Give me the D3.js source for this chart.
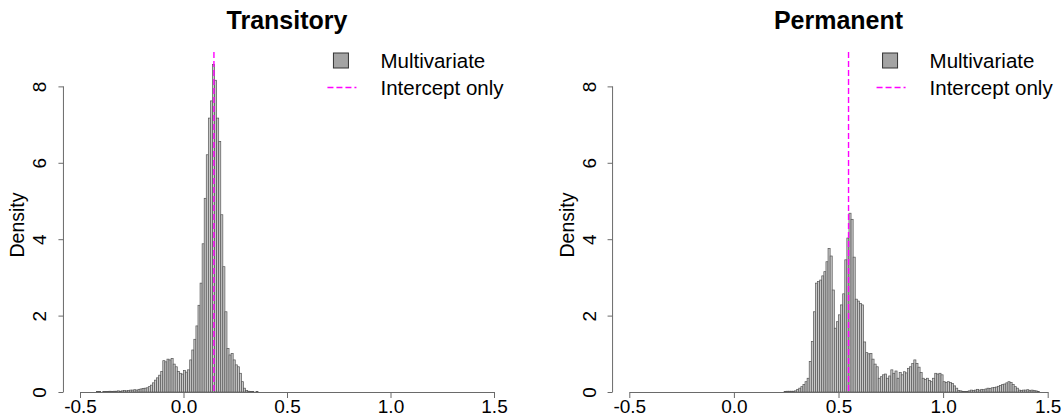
<!DOCTYPE html>
<html><head><meta charset="utf-8">
<script src="https://cdn.jsdelivr.net/npm/d3@7"></script>
<style>
html,body{margin:0;padding:0;background:#fff;}
svg{display:block;font-family:"Liberation Sans",Arial,sans-serif;}
</style></head><body>
<svg id="chart" width="1063" height="419"></svg>
<script>
// Histogram bins are 0.01 wide; each density array starts at its *Start value.
const binWidth = 0.01;

const transitoryStart = -0.58;
const transitoryDensity = [
  0,0,0,0,0,0,0,0,0,0,0,0,0,0,0,0,
  0.01,0.01,0.00,0.01,0.01,0.01,0.02,0.01,0.02,0.02,
  0.03,0.02,0.03,0.04,0.03,0.04,0.05,0.05,0.06,0.05,
  0.07,0.08,0.09,0.10,0.11,0.14,0.18,0.24,0.31,0.37,
  0.44,0.54,0.82,0.79,0.86,0.84,0.88,0.73,0.66,0.54,
  0.49,0.47,0.56,0.52,0.58,0.84,1.10,1.38,1.73,2.27,
  2.85,3.88,5.07,6.21,7.17,7.62,8.57,8.16,7.17,6.56,
  4.64,3.28,2.10,1.14,0.97,1.01,0.84,0.71,0.66,0.49,
  0.27,0.10,0.04,0.02,0.01,0.01,0.00,0.01,0,0,0,0
];
const transitoryIntercept = 0.147;

const permanentStart = 0.10;
const permanentDensity = [
  0,0,0,0,0,0,0,0,0,0,0,0,0,0,
  0.01,0.02,0.02,0.02,0.02,0.03,
  0.07,0.10,0.14,0.20,0.27,0.36,0.80,1.32,2.10,2.85,
  2.89,2.93,3.04,3.15,3.41,3.76,3.56,2.67,1.67,1.84,
  2.02,2.28,2.57,3.46,4.03,4.68,4.52,3.53,2.43,2.38,
  2.32,2.28,1.31,1.03,1.00,1.01,0.86,0.73,0.66,0.36,
  0.40,0.45,0.47,0.36,0.42,0.58,0.49,0.55,0.36,0.51,
  0.45,0.53,0.50,0.62,0.66,0.75,0.84,0.75,0.65,0.51,
  0.36,0.33,0.36,0.30,0.27,0.36,0.49,0.47,0.49,0.45,
  0.27,0.25,0.27,0.25,0.22,0.16,0.10,0.04,0.03,0.01,
  0.01,0.01,0.03,0.05,0.04,0.05,0.07,0.05,0.07,0.06,
  0.08,0.10,0.09,0.11,0.12,0.13,0.15,0.17,0.20,0.21,
  0.24,0.27,0.25,0.20,0.14,0.10,0.05,0.04,0.05,0.05,
  0.06,0.04,0.05,0.04,0.03,0.01,0.00
];
const permanentIntercept = 0.548;

const titles = ["Transitory", "Permanent"];
const legendLabels = ["Multivariate", "Intercept only"];
const xTicks = [-0.5, 0, 0.5, 1, 1.5];
const xTickLabels = ["-0.5", "0.0", "0.5", "1.0", "1.5"];
const yTicks = [0, 2, 4, 6, 8];
const yTickLabels = ["0", "2", "4", "6", "8"];
const yLabel = "Density";

const svg = d3.select("#chart");

const panels = [
  { title: titles[0], start: transitoryStart, density: transitoryDensity,
    intercept: transitoryIntercept, tickLeft: 80, tickRight: 494 },
  { title: titles[1], start: permanentStart, density: permanentDensity,
    intercept: permanentIntercept, tickLeft: 629.3, tickRight: 1047.7 }
];

const plotTop = 52, plotBottom = 392;
const y = d3.scaleLinear().domain([0, 8.9]).range([plotBottom, plotTop]);

const barFill = "#c8c8c8", barStroke = "#555555";
const axisColor = "#6a6a6a";
const lineColor = "#ff00ff";

panels.forEach(p => {
  // x scale pinned by the outer tick positions; the plot box runs from -0.58 to 1.58
  const x = d3.scaleLinear().domain([-0.5, 1.5]).range([p.tickLeft, p.tickRight]);
  const left = x(-0.58), right = x(1.58);
  const g = svg.append("g");

  // histogram bars
  const bins = p.density.map((d, i) => ({
    x0: p.start + i * binWidth,
    x1: p.start + (i + 1) * binWidth,
    d
  }));
  g.append("g").selectAll("rect").data(bins).join("rect")
    .attr("x", b => x(b.x0))
    .attr("width", b => x(b.x1) - x(b.x0))
    .attr("y", b => y(b.d))
    .attr("height", b => y(0) - y(b.d))
    .attr("fill", barFill)
    .attr("stroke", barStroke)
    .attr("stroke-width", 0.7);

  // x axis
  const xAxis = d3.axisBottom(x).tickValues(xTicks)
    .tickFormat((v, i) => xTickLabels[i]).tickSize(6).tickPadding(3).tickSizeOuter(0);
  const gx = g.append("g").attr("transform", `translate(0,${plotBottom})`).call(xAxis);
  gx.select(".domain").attr("stroke", axisColor);
  gx.selectAll(".tick line").attr("stroke", axisColor);
  gx.selectAll(".tick text").attr("fill", "#000").attr("font-size", 19)
    .attr("y", 0).attr("dy", 0).attr("transform", "translate(0,21)");

  // y axis with labels turned parallel to the axis
  const yAxis = d3.axisLeft(y).tickValues(yTicks)
    .tickFormat((v, i) => yTickLabels[i]).tickSize(5).tickSizeOuter(0);
  const gy = g.append("g").attr("transform", `translate(${left},0)`).call(yAxis);
  gy.select(".domain").attr("stroke", axisColor)
    .attr("d", `M0,${y(0)}V${y(8)}`);
  gy.selectAll(".tick line").attr("stroke", axisColor);
  gy.selectAll(".tick text").attr("fill", "#000").attr("font-size", 19)
    .attr("x", 0).attr("dy", 0).attr("text-anchor", "middle")
    .attr("transform", "translate(-17,0) rotate(-90)");

  g.append("text")
    .attr("transform", `translate(${left - 39},${(plotTop + plotBottom) / 2 + 3}) rotate(-90)`)
    .attr("text-anchor", "middle").attr("font-size", 19.5).text(yLabel);

  // title
  g.append("text")
    .attr("x", (left + right) / 2).attr("y", 29)
    .attr("text-anchor", "middle").attr("font-size", 25).attr("font-weight", "bold")
    .text(p.title);

  // intercept-only estimate
  g.append("line")
    .attr("x1", x(p.intercept)).attr("x2", x(p.intercept))
    .attr("y1", plotTop).attr("y2", plotBottom)
    .attr("stroke", lineColor).attr("stroke-width", 1.4)
    .attr("stroke-dasharray", "6,3");

  // legend
  const lg = g.append("g").attr("transform", `translate(${left},0)`);
  lg.append("rect").attr("x", 270).attr("y", 53).attr("width", 15).attr("height", 15)
    .attr("fill", "#a4a4a4").attr("stroke", "#333").attr("stroke-width", 1);
  lg.append("line").attr("x1", 264).attr("x2", 293).attr("y1", 87.5).attr("y2", 87.5)
    .attr("stroke", lineColor).attr("stroke-width", 1.4).attr("stroke-dasharray", "6,3");
  lg.selectAll("text.leg").data(legendLabels).join("text")
    .attr("class", "leg")
    .attr("x", 317).attr("y", (d, i) => 68 + i * 27)
    .attr("font-size", 20.5).text(d => d);
});
</script>
</body></html>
___
Leave the pictures out and reproduce exactly the lines from the top of the listing above through the line with "const binWidth = 0.01;".

◆ **Task output**:
Give me the D3.js source for this chart.
<!DOCTYPE html>
<html><head><meta charset="utf-8">
<script src="https://cdn.jsdelivr.net/npm/d3@7"></script>
<style>
html,body{margin:0;padding:0;background:#fff;}
svg{display:block;font-family:"Liberation Sans",Arial,sans-serif;}
</style></head><body>
<svg id="chart" width="1063" height="419"></svg>
<script>
// Histogram bins are 0.01 wide; each density array starts at its *Start value.
const binWidth = 0.01;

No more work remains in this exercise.